Radiosurgery-induced microvascular alterations precede necrosis of the brain neuropil.

Abstract

Radiosurgery is used as a therapeutic modality for a wide range of cerebral disorders. It is important to understand the underlying causes of deleterious side effects that may accompany gamma-irradiation of brain tissue. In this study, structural alterations in rat cerebral vessels subjected to gamma knife irradiation in vivo were examined, for elucidation of their potential role in necrosis formation. A maximal center dose of 75 Gy was delivered to the rat parietal cortex with a 4-mm collimator, and changes occurring before necrosis formation were assessed 3.5 months after irradiation. Transmission electron microscopy, using horseradish peroxidase as a tracer, and scanning electron microscopy with vascular casting were performed. The capillary network in the irradiated area exhibited thickening and vacuolation of the basement membrane. The capillary density in the irradiated area was lower and the average capillary diameter was larger, compared with the nonirradiated side. These results indicate that substantial changes in the neuropil do not occur 2 weeks before the time of definite necrosis formation, whereas changes in the basement membrane are prominent.
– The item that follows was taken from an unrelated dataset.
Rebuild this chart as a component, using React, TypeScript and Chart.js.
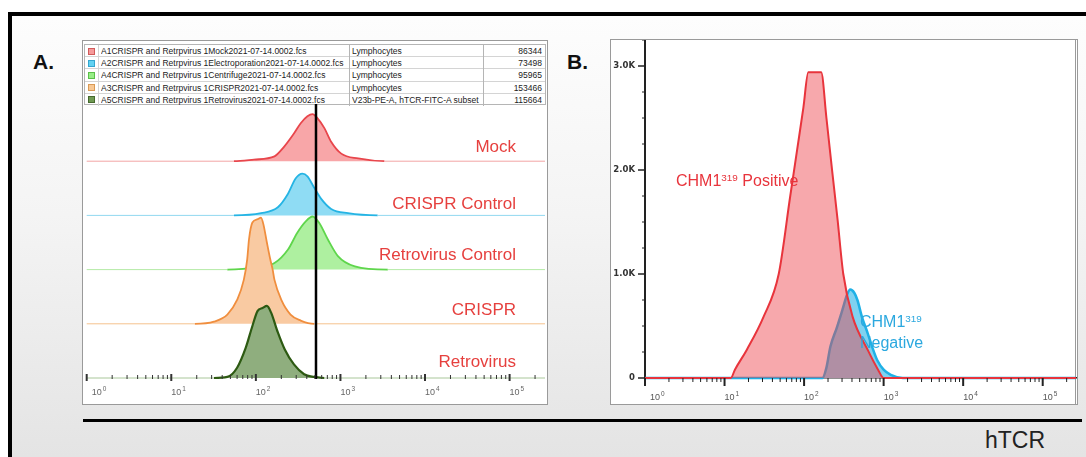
import { useEffect, useRef } from 'react';
import { Chart, registerables } from 'chart.js';

Chart.register(...registerables);

const FONT = '"Liberation Sans", Arial, Helvetica, sans-serif';

// ---------- shared axis ----------
const xMin = 1;
const xMax = 262144;
const decadeValues = [1, 10, 100, 1000, 10000, 100000];
const decadeExponents = ['0', '1', '2', '3', '4', '5'];
const minorMultipliers = [1, 2, 3, 4, 5, 6, 7, 8, 9];

// ---------- Panel A (ridge histograms, % of lane height) ----------
const laneNames = ['Mock', 'CRISPR Control', 'Retrovirus Control', 'CRISPR', 'Retrovirus'];
const mockX = [55, 95, 166, 214, 282, 339, 407, 468, 537, 646, 776, 1023, 1622, 3311];
const mockY = [0, 3, 9, 26, 51, 70, 83, 87, 79, 61, 36, 14, 5, 0];
const crisprCtrlX = [55, 115, 182, 240, 295, 355, 407, 490, 589, 776, 1230, 2754];
const crisprCtrlY = [0, 4, 15, 40, 68, 77, 72, 51, 31, 12, 4, 0];
const retroCtrlX = [46, 115, 166, 240, 309, 389, 468, 562, 708, 933, 1479, 3631];
const retroCtrlY = [0, 6, 12, 37, 68, 89, 98, 86, 56, 25, 6, 0];
const crisprX = [19, 32, 46, 60, 72, 79, 83, 91, 105, 115, 123, 135, 148, 158, 166, 200, 257, 339, 490];
const crisprY = [0, 4, 17, 44, 81, 119, 156, 187, 193, 196, 183, 150, 119, 100, 81, 44, 17, 6, 0];
const retroX = [32, 46, 60, 76, 91, 105, 120, 135, 151, 182, 219, 282, 372, 490, 646];
const retroY = [0, 2, 19, 56, 96, 124, 129, 133, 121, 84, 53, 25, 7, 2, 0];
const gateValue = 514;

// legend table
const legendFiles = [
  'A1CRISPR and Retrpvirus 1Mock2021-07-14.0002.fcs',
  'A2CRISPR and Retrpvirus 1Electroporation2021-07-14.0002.fcs',
  'A4CRISPR and Retrpvirus 1Centrifuge2021-07-14.0002.fcs',
  'A3CRISPR and Retrpvirus 1CRISPR2021-07-14.0002.fcs',
  'A5CRISPR and Retrpvirus 1Retrovirus2021-07-14.0002.fcs',
];
const legendGates = ['Lymphocytes', 'Lymphocytes', 'Lymphocytes', 'Lymphocytes', 'V23b-PE-A, hTCR-FITC-A subset'];
const legendCounts = ['86344', '73498', '95965', '153466', '115664'];

// ---------- Panel B ----------
const posX = [12, 13.5, 19, 31, 48, 67, 82, 98, 113, 164, 191, 227, 263, 311, 407, 631, 851, 1000];
const posY = [0, 80, 270, 590, 1000, 1750, 2200, 2600, 2940, 2940, 2500, 1970, 1530, 1000, 590, 270, 80, 0];
const negX = [170, 191, 214, 257, 302, 347, 380, 427, 468, 537, 631, 724, 832, 1000, 1230, 1738];
const negY = [0, 100, 300, 480, 650, 800, 850, 820, 750, 580, 430, 290, 170, 80, 30, 0];
const bYMax = 3250;
const bYStep = 250;
const bYMajors = [0, 1000, 2000, 3000];
const bYLabels = ['0', '1.0K', '2.0K', '3.0K'];

// ---------- styles ----------
const laneSeries = [
  { x: mockX, y: mockY },
  { x: crisprCtrlX, y: crisprCtrlY },
  { x: retroCtrlX, y: retroCtrlY },
  { x: crisprX, y: crisprY },
  { x: retroX, y: retroY },
];
const laneStyles = [
  { line: '#e8464c', fill: '#f8a6a8', base: '#f2a4a4', width: 1.8 },
  { line: '#25b4e4', fill: '#8fdcf4', base: '#92d8f0', width: 1.8 },
  { line: '#5fd64c', fill: '#aef0a0', base: '#b4eaa6', width: 1.8 },
  { line: '#f08e3e', fill: '#f9caa2', base: '#f5c28e', width: 1.8 },
  { line: '#2d5a12', fill: '#8fae7e', base: '#a9c79a', width: 2.2 },
];
const legendSwatch = [
  ['#f59a9a', '#d05a5a'],
  ['#62d2f2', '#34a6cf'],
  ['#97ee86', '#5bbf4a'],
  ['#f8c894', '#d99a55'],
  ['#6f9a52', '#46692e'],
];
const laneLabelTops = [138, 195, 246, 301, 353];
const LANE = 100;

const isDecade = (v: number) => decadeValues.includes(v);
function logTicks(max: number) {
  const out: any[] = [];
  for (const d of decadeValues) for (const m of minorMultipliers) {
    const v = d * m;
    if (v <= max) out.push({ value: v });
  }
  return out;
}

function drawPow(ctx: any, x: number, y: number, exp: string, size: number, color: string) {
  ctx.fillStyle = color;
  ctx.textAlign = 'left';
  ctx.textBaseline = 'alphabetic';
  ctx.font = `${size}px ${FONT}`;
  ctx.fillText('10', x, y);
  const w = ctx.measureText('10').width;
  ctx.font = `${size * 0.72}px ${FONT}`;
  ctx.fillText(exp, x + w + 1, y - size * 0.45);
}

const pluginA = {
  id: 'panelADecor',
  afterDatasetsDraw(chart: any) {
    const { ctx, chartArea } = chart;
    const x = chart.scales.x.getPixelForValue(gateValue);
    ctx.save();
    ctx.strokeStyle = '#000';
    ctx.lineWidth = 2.5;
    ctx.beginPath();
    ctx.moveTo(x, chartArea.top - 3);
    ctx.lineTo(x, chartArea.bottom + 1);
    ctx.stroke();
    ctx.restore();
  },
  afterDraw(chart: any) {
    const { ctx, chartArea } = chart;
    const sx = chart.scales.x;
    const y0 = chartArea.bottom;
    ctx.save();
    ctx.strokeStyle = '#333';
    sx.ticks.forEach((t: any) => {
      const px = sx.getPixelForValue(t.value);
      const major = isDecade(t.value);
      ctx.lineWidth = major ? 2 : 1;
      ctx.beginPath();
      ctx.moveTo(px, y0 + (major ? 3 : 1));
      ctx.lineTo(px, y0 - (major ? 4 : 3));
      ctx.stroke();
    });
    decadeValues.forEach((v, i) => {
      drawPow(ctx, sx.getPixelForValue(v) + (i === 0 ? 5 : 0), y0 + 17, decadeExponents[i], 9, '#666');
    });
    ctx.restore();
  },
};

const pluginB = {
  id: 'panelBDecor',
  afterDraw(chart: any) {
    const { ctx, chartArea } = chart;
    const sx = chart.scales.x;
    const sy = chart.scales.y;
    const y0 = chartArea.bottom;
    const x0 = chartArea.left;
    ctx.save();
    ctx.strokeStyle = '#222';
    sx.ticks.forEach((t: any) => {
      const px = sx.getPixelForValue(t.value);
      const major = isDecade(t.value);
      ctx.lineWidth = major ? 2 : 1;
      ctx.beginPath();
      ctx.moveTo(px, y0);
      ctx.lineTo(px, y0 + (major ? 8 : 4));
      ctx.stroke();
    });
    decadeValues.forEach((v, i) => {
      drawPow(ctx, sx.getPixelForValue(v) + (i === 0 ? 5 : 0), y0 + 22, decadeExponents[i], 9, '#555');
    });
    sy.ticks.forEach((t: any) => {
      const py = sy.getPixelForValue(t.value);
      const major = bYMajors.includes(t.value);
      ctx.lineWidth = major ? 1.5 : 1;
      ctx.beginPath();
      ctx.moveTo(x0, py);
      ctx.lineTo(x0 - (major ? 7 : 3), py);
      ctx.stroke();
    });
    ctx.fillStyle = '#333';
    ctx.font = 'bold 8.5px "DejaVu Sans", sans-serif';
    ctx.textAlign = 'right';
    ctx.textBaseline = 'middle';
    bYMajors.forEach((v, i) => {
      ctx.fillText(bYLabels[i], x0 - 10, sy.getPixelForValue(v));
    });
    ctx.restore();
  },
};

function buildA(): any {
  const n = laneSeries.length;
  const datasets = laneSeries.map((s, i) => {
    const offset = (n - 1 - i) * LANE;
    const st = laneStyles[i];
    const pts = [
      { x: xMin, y: offset },
      ...s.x.map((x, j) => ({ x, y: offset + s.y[j] })),
      { x: xMax, y: offset },
    ];
    const flat = (c: any) => c.p0.parsed.y === offset && c.p1.parsed.y === offset;
    return {
      label: laneNames[i],
      data: pts,
      borderColor: st.line,
      backgroundColor: st.fill,
      borderWidth: st.width,
      fill: { value: offset },
      pointRadius: 0,
      cubicInterpolationMode: 'monotone',
      order: n - 1 - i,
      clip: 4,
      segment: {
        borderColor: (c: any) => (flat(c) ? st.base : undefined),
        borderWidth: (c: any) => (flat(c) ? 1 : undefined),
      },
    };
  });
  return {
    type: 'line',
    data: { datasets },
    options: {
      animation: false,
      responsive: false,
      events: [],
      layout: { padding: { left: 3.7, right: 2, top: 66, bottom: 0 } },
      plugins: { legend: { display: false }, tooltip: { enabled: false } },
      scales: {
        x: {
          type: 'logarithmic',
          min: xMin,
          max: xMax,
          grid: { display: false },
          border: { display: false },
          ticks: { display: false },
          afterBuildTicks: (s: any) => { s.ticks = logTicks(xMax); },
          afterFit: (s: any) => { s.height = 26; s.paddingLeft = 0; s.paddingRight = 0; },
        },
        y: { type: 'linear', min: 0, max: n * LANE, display: false },
      },
    },
    plugins: [pluginA],
  };
}

function buildB(): any {
  const mk = (xs: number[], ys: number[]) => [
    { x: xMin, y: 0 },
    ...xs.map((x, j) => ({ x, y: ys[j] })),
    { x: xMax, y: 0 },
  ];
  return {
    type: 'line',
    data: {
      datasets: [
        {
          label: 'CHM1 319 Positive',
          data: mk(posX, posY),
          borderColor: '#e8343c',
          backgroundColor: 'rgba(238,62,72,0.45)',
          borderWidth: 2,
          fill: 'origin',
          pointRadius: 0,
          cubicInterpolationMode: 'monotone',
          order: 0,
          clip: 4,
        },
        {
          label: 'CHM1 319 Negative',
          data: mk(negX, negY),
          borderColor: '#1fb1e6',
          backgroundColor: '#7fd2f0',
          borderWidth: 2.5,
          fill: 'origin',
          pointRadius: 0,
          cubicInterpolationMode: 'monotone',
          order: 1,
          clip: 4,
        },
      ],
    },
    options: {
      animation: false,
      responsive: false,
      events: [],
      layout: { padding: { left: 0, right: 1, top: 0, bottom: 0 } },
      plugins: { legend: { display: false }, tooltip: { enabled: false } },
      scales: {
        x: {
          type: 'logarithmic',
          min: xMin,
          max: xMax,
          grid: { display: false },
          border: { display: true, color: '#222', width: 1.5 },
          ticks: { display: false },
          afterBuildTicks: (s: any) => { s.ticks = logTicks(xMax); },
          afterFit: (s: any) => { s.height = 26; s.paddingLeft = 0; s.paddingRight = 0; },
        },
        y: {
          type: 'linear',
          min: 0,
          max: bYMax,
          grid: { display: false },
          border: { display: true, color: '#222', width: 2 },
          ticks: { display: false },
          afterBuildTicks: (s: any) => {
            const t: any[] = [];
            for (let v = 0; v <= bYMax; v += bYStep) t.push({ value: v });
            s.ticks = t;
          },
          afterFit: (s: any) => { s.width = 34; s.paddingTop = 0; s.paddingBottom = 0; },
        },
      },
    },
    plugins: [pluginB],
  };
}

const abs = (o: any) => ({ position: 'absolute', ...o });

function Sup({ children }: any) {
  return <span style={{ fontSize: '0.62em', position: 'relative', top: '-0.5em' }}>{children}</span>;
}

export default function App() {
  const aRef = useRef<HTMLCanvasElement>(null);
  const bRef = useRef<HTMLCanvasElement>(null);
  useEffect(() => {
    const ca = new Chart(aRef.current as any, buildA());
    const cb = new Chart(bRef.current as any, buildB());
    return () => { ca.destroy(); cb.destroy(); };
  }, []);

  const rowH = 12.2;
  return (
    <div style={{ position: 'fixed', left: 0, top: 0, width: 1086, height: 457, overflow: 'hidden', background: '#fff', fontFamily: FONT }}>
      <div style={abs({ left: 8, top: 12, width: 1078, height: 445, boxSizing: 'border-box', borderTop: '4px solid #000', borderLeft: '4px solid #000', background: 'linear-gradient(to bottom, #fdfdfd 0%, #f4f4f4 45%, #e4e4e4 100%)' })} />

      <div style={abs({ left: 33, top: 50, fontSize: 21, fontWeight: 'bold', color: '#111', lineHeight: '24px' })}>A.</div>
      <div style={abs({ left: 567, top: 50, fontSize: 21, fontWeight: 'bold', color: '#111', lineHeight: '24px' })}>B.</div>

      {/* Panel A box */}
      <div style={abs({ left: 82, top: 40, width: 466, height: 365, boxSizing: 'border-box', border: '1px solid #9a9a9a', background: '#fff' })} />
      {/* legend table */}
      <div style={abs({ left: 84, top: 44, width: 462, height: rowH * 5, boxSizing: 'border-box', border: '1px solid #b5b5b5', background: '#fff', fontSize: 8.5, color: '#222' })}>
        {legendFiles.map((f, i) => (
          <div key={i} style={abs({ left: 0, top: i * rowH, width: 460, height: rowH, boxSizing: 'border-box', borderBottom: i < 4 ? '1px solid #d4d4d4' : 'none', lineHeight: `${rowH}px` })}>
            <div style={abs({ left: 3, top: 2.5, width: 7, height: 7, boxSizing: 'border-box', background: legendSwatch[i][0], border: `1px solid ${legendSwatch[i][1]}` })} />
            <div style={abs({ left: 13, top: 0, width: 1, height: rowH, background: '#d4d4d4' })} />
            <div style={abs({ left: 16, top: 0, width: 248, overflow: 'hidden', whiteSpace: 'nowrap' })}>{f}</div>
            <div style={abs({ left: 264, top: 0, width: 1, height: rowH, background: '#b5b5b5' })} />
            <div style={abs({ left: 267, top: 0, width: 130, overflow: 'hidden', whiteSpace: 'nowrap' })}>{legendGates[i]}</div>
            <div style={abs({ left: 398, top: 0, width: 1, height: rowH, background: '#b5b5b5' })} />
            <div style={abs({ left: 399, top: 0, width: 58, textAlign: 'right' })}>{legendCounts[i]}</div>
          </div>
        ))}
      </div>
      <canvas ref={aRef} width={464} height={363} style={abs({ left: 83, top: 41, width: 464, height: 363 })} />
      {laneNames.map((n, i) => (
        <div key={n} style={abs({ right: 570, top: laneLabelTops[i], fontSize: 17, lineHeight: '17px', color: '#e6403e', whiteSpace: 'nowrap' })}>{n}</div>
      ))}

      {/* Panel B box */}
      <div style={abs({ left: 610, top: 39, width: 468, height: 366, boxSizing: 'border-box', border: '1px solid #9a9a9a', borderRight: '3px double #9a9a9a', background: '#fff' })} />
      <canvas ref={bRef} width={466} height={364} style={abs({ left: 611, top: 40, width: 466, height: 364 })} />
      <div style={abs({ left: 676, top: 173, fontSize: 16, lineHeight: '16px', color: '#e8343c', whiteSpace: 'nowrap' })}>CHM1<Sup>319</Sup> Positive</div>
      <div style={abs({ left: 860, top: 312, fontSize: 16, lineHeight: '19px', color: '#2ba8df', whiteSpace: 'nowrap' })}>
        CHM1<Sup>319</Sup><br />Negative
      </div>

      {/* bottom axis bar */}
      <div style={abs({ left: 83, top: 419, width: 999, height: 3, background: '#000' })} />
      <div style={abs({ left: 985, top: 427, fontSize: 23, lineHeight: '26px', color: '#222' })}>hTCR</div>
    </div>
  );
}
The necrotic response to intermediate doses of focused-beam irradiation appears after a considerable latency period and then progresses rapidly. This contrasts with previously reported responses to fractionated whole-brain irradiation, in which damage occurs slowly and gradually. Alterations in the microvascular basement membrane precede overt cellular changes in neuronal and vascular cells and provide an early index of cerebrovascular dysfunction in regions destined to undergo necrosis.